No One Can Use You Unless You Let Them

    Lately, my feed has been filled with girls whispering the same confession: “I feel used.” And since Sydney Unscripted was made for us — the young, soft, brilliant women still figuring it all out — I knew this was a conversation we had to have. So, let’s slip off the sugar-coating and get into the real, glittery-gritty of it all.

   Women say they were “used” by boyfriends, friends, even family — but here’s the truth: no one gets that kind of power unless you let them take it.

    Yes, there are genuinely manipulative people out there — the kind who can charm, deceive, and convince us their intentions are pure. But even then, here’s the reality no one likes to admit nobody, especially no man, can use you without your participation in the dynamic. That’s why I tell young women every day to get brutally honest about their boundaries — and to actually stand on them.
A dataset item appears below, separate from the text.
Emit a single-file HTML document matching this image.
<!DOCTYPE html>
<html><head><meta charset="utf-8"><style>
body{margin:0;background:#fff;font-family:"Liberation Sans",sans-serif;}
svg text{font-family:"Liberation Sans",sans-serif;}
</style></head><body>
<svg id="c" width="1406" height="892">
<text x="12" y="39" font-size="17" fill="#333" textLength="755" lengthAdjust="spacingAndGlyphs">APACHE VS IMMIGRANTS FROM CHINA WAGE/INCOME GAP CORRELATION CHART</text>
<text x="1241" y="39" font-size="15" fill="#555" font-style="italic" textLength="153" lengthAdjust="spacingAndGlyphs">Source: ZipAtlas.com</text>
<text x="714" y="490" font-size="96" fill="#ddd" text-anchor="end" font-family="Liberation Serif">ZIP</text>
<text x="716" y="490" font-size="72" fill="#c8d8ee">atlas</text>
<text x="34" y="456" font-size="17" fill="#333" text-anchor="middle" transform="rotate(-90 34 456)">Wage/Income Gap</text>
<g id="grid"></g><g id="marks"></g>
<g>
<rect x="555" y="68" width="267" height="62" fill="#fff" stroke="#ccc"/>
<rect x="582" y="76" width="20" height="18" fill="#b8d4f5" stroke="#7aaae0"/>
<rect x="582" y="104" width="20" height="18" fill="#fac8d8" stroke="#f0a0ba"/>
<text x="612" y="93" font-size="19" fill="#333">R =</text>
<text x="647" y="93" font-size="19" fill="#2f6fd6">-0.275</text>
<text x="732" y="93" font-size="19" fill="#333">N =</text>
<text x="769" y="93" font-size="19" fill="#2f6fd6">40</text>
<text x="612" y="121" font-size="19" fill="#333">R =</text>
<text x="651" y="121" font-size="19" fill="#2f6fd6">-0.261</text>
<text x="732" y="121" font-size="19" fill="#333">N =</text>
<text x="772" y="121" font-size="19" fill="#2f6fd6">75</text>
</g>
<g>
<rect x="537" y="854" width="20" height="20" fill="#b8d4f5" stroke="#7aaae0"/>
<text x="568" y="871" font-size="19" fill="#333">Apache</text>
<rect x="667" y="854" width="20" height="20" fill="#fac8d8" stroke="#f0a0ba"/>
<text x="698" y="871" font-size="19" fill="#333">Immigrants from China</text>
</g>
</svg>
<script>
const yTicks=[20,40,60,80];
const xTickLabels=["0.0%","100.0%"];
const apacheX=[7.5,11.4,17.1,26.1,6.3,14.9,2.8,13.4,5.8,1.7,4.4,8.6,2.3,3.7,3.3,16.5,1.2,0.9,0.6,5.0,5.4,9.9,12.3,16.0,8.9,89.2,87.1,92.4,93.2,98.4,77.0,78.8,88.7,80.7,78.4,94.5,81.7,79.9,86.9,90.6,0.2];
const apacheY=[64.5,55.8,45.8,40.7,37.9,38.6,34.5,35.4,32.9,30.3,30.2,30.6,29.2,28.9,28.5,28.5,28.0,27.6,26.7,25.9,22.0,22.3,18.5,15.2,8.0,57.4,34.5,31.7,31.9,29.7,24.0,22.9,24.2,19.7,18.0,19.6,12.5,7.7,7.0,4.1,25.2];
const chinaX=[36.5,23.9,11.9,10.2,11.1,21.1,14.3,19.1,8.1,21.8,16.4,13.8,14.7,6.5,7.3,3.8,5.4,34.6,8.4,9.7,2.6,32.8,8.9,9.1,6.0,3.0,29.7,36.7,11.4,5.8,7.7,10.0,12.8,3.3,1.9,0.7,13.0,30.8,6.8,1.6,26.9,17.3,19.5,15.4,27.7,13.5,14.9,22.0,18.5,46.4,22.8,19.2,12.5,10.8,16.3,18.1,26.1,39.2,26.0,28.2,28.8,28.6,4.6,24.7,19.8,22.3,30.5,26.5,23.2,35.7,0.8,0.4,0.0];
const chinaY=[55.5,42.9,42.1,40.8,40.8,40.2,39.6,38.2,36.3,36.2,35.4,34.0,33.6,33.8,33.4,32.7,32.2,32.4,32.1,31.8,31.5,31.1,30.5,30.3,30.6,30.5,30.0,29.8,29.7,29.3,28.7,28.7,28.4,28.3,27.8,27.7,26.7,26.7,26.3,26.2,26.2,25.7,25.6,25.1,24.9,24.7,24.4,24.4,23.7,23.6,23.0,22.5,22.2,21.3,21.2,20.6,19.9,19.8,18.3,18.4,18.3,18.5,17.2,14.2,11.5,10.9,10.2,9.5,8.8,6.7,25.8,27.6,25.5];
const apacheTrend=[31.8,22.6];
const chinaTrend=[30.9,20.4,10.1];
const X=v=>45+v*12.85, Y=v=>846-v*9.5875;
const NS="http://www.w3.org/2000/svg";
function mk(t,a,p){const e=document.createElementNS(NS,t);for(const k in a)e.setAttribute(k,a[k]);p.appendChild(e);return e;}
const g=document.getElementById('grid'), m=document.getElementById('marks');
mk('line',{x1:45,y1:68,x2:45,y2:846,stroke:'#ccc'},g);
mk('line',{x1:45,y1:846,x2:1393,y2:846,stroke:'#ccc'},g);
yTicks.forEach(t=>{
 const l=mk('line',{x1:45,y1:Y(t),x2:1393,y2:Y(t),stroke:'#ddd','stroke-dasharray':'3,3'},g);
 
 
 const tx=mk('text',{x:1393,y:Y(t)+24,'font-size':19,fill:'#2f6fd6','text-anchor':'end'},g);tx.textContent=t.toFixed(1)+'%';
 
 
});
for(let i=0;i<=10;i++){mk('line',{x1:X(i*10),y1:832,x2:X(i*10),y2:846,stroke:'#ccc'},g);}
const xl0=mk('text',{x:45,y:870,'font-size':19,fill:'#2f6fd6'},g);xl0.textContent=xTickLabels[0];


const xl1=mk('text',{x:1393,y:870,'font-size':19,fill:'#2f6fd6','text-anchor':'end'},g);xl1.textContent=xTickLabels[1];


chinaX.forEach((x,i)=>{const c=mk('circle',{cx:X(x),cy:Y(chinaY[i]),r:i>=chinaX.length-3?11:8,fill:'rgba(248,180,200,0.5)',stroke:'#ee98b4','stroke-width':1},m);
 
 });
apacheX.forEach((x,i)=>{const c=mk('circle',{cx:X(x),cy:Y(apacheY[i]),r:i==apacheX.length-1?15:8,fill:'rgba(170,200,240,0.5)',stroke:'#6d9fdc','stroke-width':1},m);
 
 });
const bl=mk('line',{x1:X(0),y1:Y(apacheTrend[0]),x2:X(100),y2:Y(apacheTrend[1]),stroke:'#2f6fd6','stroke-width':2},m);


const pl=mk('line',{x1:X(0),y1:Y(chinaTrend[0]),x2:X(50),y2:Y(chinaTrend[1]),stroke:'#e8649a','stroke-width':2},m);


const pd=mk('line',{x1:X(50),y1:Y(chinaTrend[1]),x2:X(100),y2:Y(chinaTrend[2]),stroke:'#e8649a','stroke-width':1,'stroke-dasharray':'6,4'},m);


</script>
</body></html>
    It genuinely hurts to see women crying over men who manipulated them, abandoned them, or left them to raise children alone. But too often, these are the same women who ignored every red flag out of fear, hope, or desperation posing as love. And here’s the truth we all have to face people only treat you the way you allow them to. No friend, no family member, and certainly no man can drain you, break you, or use you unless, somewhere in the process, you stayed passive to behavior that should have never been accepted.

    This isn’t about blaming victims — it’s about recognizing that sometimes we stretch the word “victim” so far that we forget our own power. In moments like these, you have to look back and ask yourself what you noticed, what you ignored, and where a boundary could have changed the entire story. Pain isn’t punishment; it’s instruction. And while it stings, it’s temporary — emphasis on temporary. It’s meant to shape you, not stay with you, and to teach you how to move through life with sharper intuition and stronger standards.
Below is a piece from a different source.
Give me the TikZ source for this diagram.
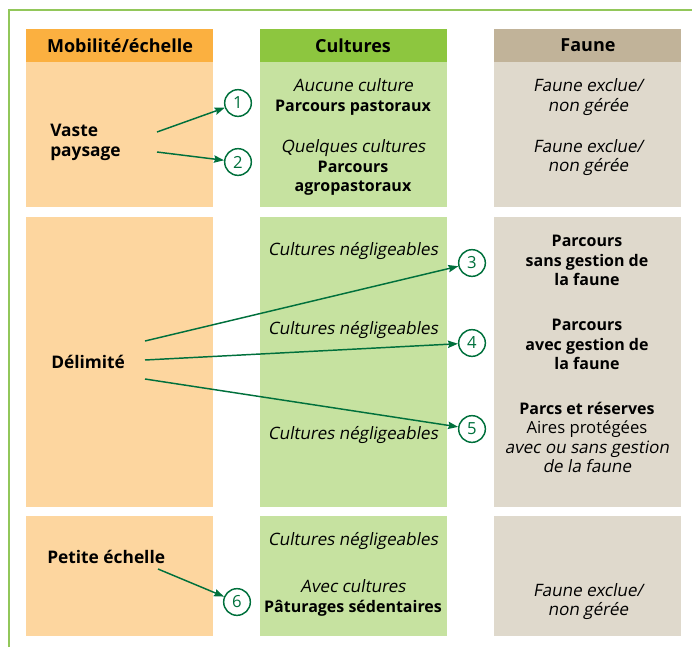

    Setting boundaries is one of the most effective ways to avoid feeling used or taken advantage of. It doesn’t have to be rude, but it DOES require clarity and the willingness to stop sugarcoating everything. Practicing firm communication—and dropping the people-pleasing habits—matters. This isn’t about being stubborn for no reason; it’s about protecting your mental well-being and refusing to bend on things that directly harm you. Everyone in your life should understand those limits.

    And honestly, a public example that SEEMS to show the consequences of weak boundaries is the dynamic between Hailey and Justin Bieber. From the outside looking in, Hailey comes across as someone who tolerates behavior that makes her look like an afterthought, even though she’s a successful businesswoman with her own thriving brand. If she fully recognized her worth—and enforced it—I doubt she’d accept treatment that looks so mismatched to her level. But boundaries only work when you actually use them.

Cutting people off for crossing your boundaries doesn’t have to feel terrifying. Yes, confrontation can be uncomfortable—I get that—but removing yourself from situations that drain or disrespect you don’t require a dramatic scene. Sometimes the healthiest move is a quiet exit. And if that person tries to circle back, you don’t owe them a response.

I don’t think it’s wrong to stop engaging with someone after you’ve clearly communicated your needs. If they cared, they would’ve heard you the first time. When they don’t, your silence becomes the message—and it’s often louder than anything you could say.